If the conversion fails or the parameter occurs more than once the helper
function will raise a meaningful error through the status result of the
transform. If the parameter isn't specified at all then the default will be
used.

### Function Libraries

A newer feature of TensorFlow is the ability to create libraries of functions as
part of graphs. These are a bit like templates, which define macro operations in
terms of smaller components, which can then be instantiated with different input
and output connections inside the graph just like regular ops. Right now the
graph transform tool just copies these libraries between the input and output
graphs, but it's likely that more complex operations will be supported on them
in the future.

### Registering

The Graph Transform Tool associates names of transforms with the code to
implement them using the `REGISTER_GRAPH_TRANSFORM()` macro.
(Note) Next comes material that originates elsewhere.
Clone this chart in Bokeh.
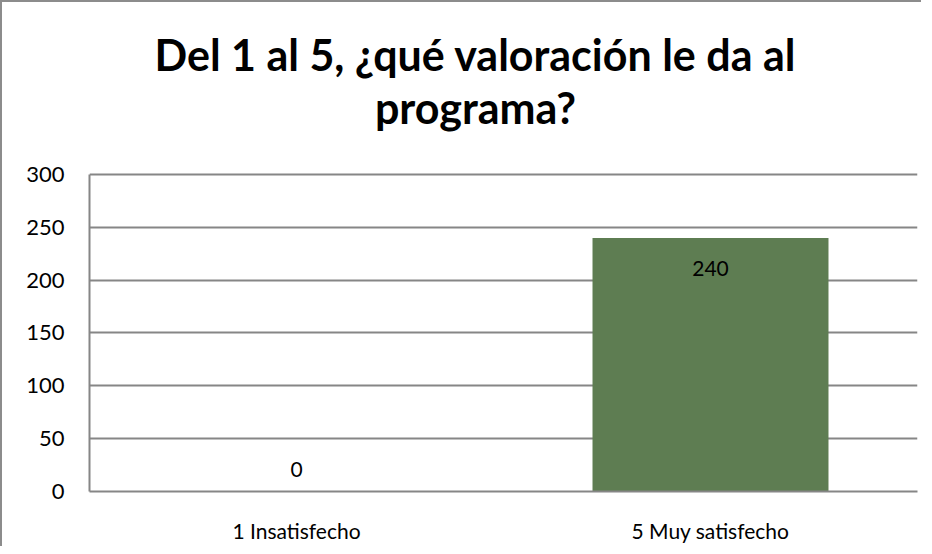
from bokeh.plotting import figure
from bokeh.models import ColumnDataSource, Label, LabelSet, FixedTicker
from bokeh.embed import file_html
from bokeh.resources import INLINE
from bokeh.core.properties import value

categories = ["1 Insatisfecho", "5 Muy satisfecho"]
counts = [0, 240]
label_text = ["0", "240"]
y_ticks = [0, 50, 100, 150, 200, 250, 300]
title_lines = ["Del 1 al 5, ¿qué valoración le da al", "programa?"]

FONT = "Lato"
GRID = "#868686"

src = ColumnDataSource(dict(cat=categories, val=counts, txt=label_text,
                            yoff=[22 if c == 0 else -31 for c in counts]))

p = figure(x_range=categories, y_range=(0, 453.3), width=921, height=546,
           output_backend="svg", toolbar_location=None,
           min_border_left=87, min_border_right=6, min_border_top=10, min_border_bottom=57)
p.styles = {"border-left": "2px solid #8c8c8c", "border-top": "2px solid #8c8c8c"}
p.outline_line_color = None
p.x_range.range_padding = 0

p.vbar(x="cat", top="val", width=0.57, source=src, color="#5E7D52", line_color=None)

p.yaxis.ticker = FixedTicker(ticks=y_ticks)
p.yaxis.bounds = (0, 300)
p.ygrid.grid_line_color = GRID
p.ygrid.grid_line_width = 2
p.xgrid.grid_line_color = None
for ax in (p.xaxis[0], p.yaxis[0]):
    ax.axis_line_color = GRID
    ax.axis_line_width = 2
    ax.major_tick_line_color = None
    ax.minor_tick_line_color = None
    ax.major_tick_out = 0
    ax.major_tick_in = 0
    ax.major_label_text_font = FONT
    ax.major_label_text_color = "#000000"
p.yaxis.major_label_text_font_size = "22px"
p.xaxis.major_label_text_font_size = "21px"
p.yaxis.major_label_standoff = 25
p.xaxis.major_label_standoff = 26

labels = LabelSet(x="cat", y="val", y_offset="yoff", text="txt", source=src,
                  text_align="center", text_baseline="middle", text_font=value(FONT),
                  text_font_size="21px", text_color="#000000")
p.add_layout(labels)

for i, line in enumerate(title_lines):
    p.add_layout(Label(x=386, y=437 - i * 53, x_units="screen", y_units="screen",
                       text=line, text_align="center", text_baseline="alphabetic",
                       text_font=FONT, text_font_style="bold", text_font_size="43px",
                       text_color="#000000"))

open("out.html", "w").write(file_html(p, INLINE))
This takes a string
and a function, and automatically registers the transform with the tool. You
will need to watch out for a few things though:

*   Because it's using global C++ objects in each file under the hood, the
    linker can sometimes strip them out and lose the registration. In Bazel you
    need to make sure you're linking any new transforms in as libraries, and use
    the `alwayslink` flag in your `cc_binary` call.

*   You should be able to create your own copy of the transform_graph tool by
    linking against the transform_graph_main_lib library in
    tensorflow/tools/graph_transforms/BUILD. This contains all the `main()`
    logic to parse command line arguments and call transforms.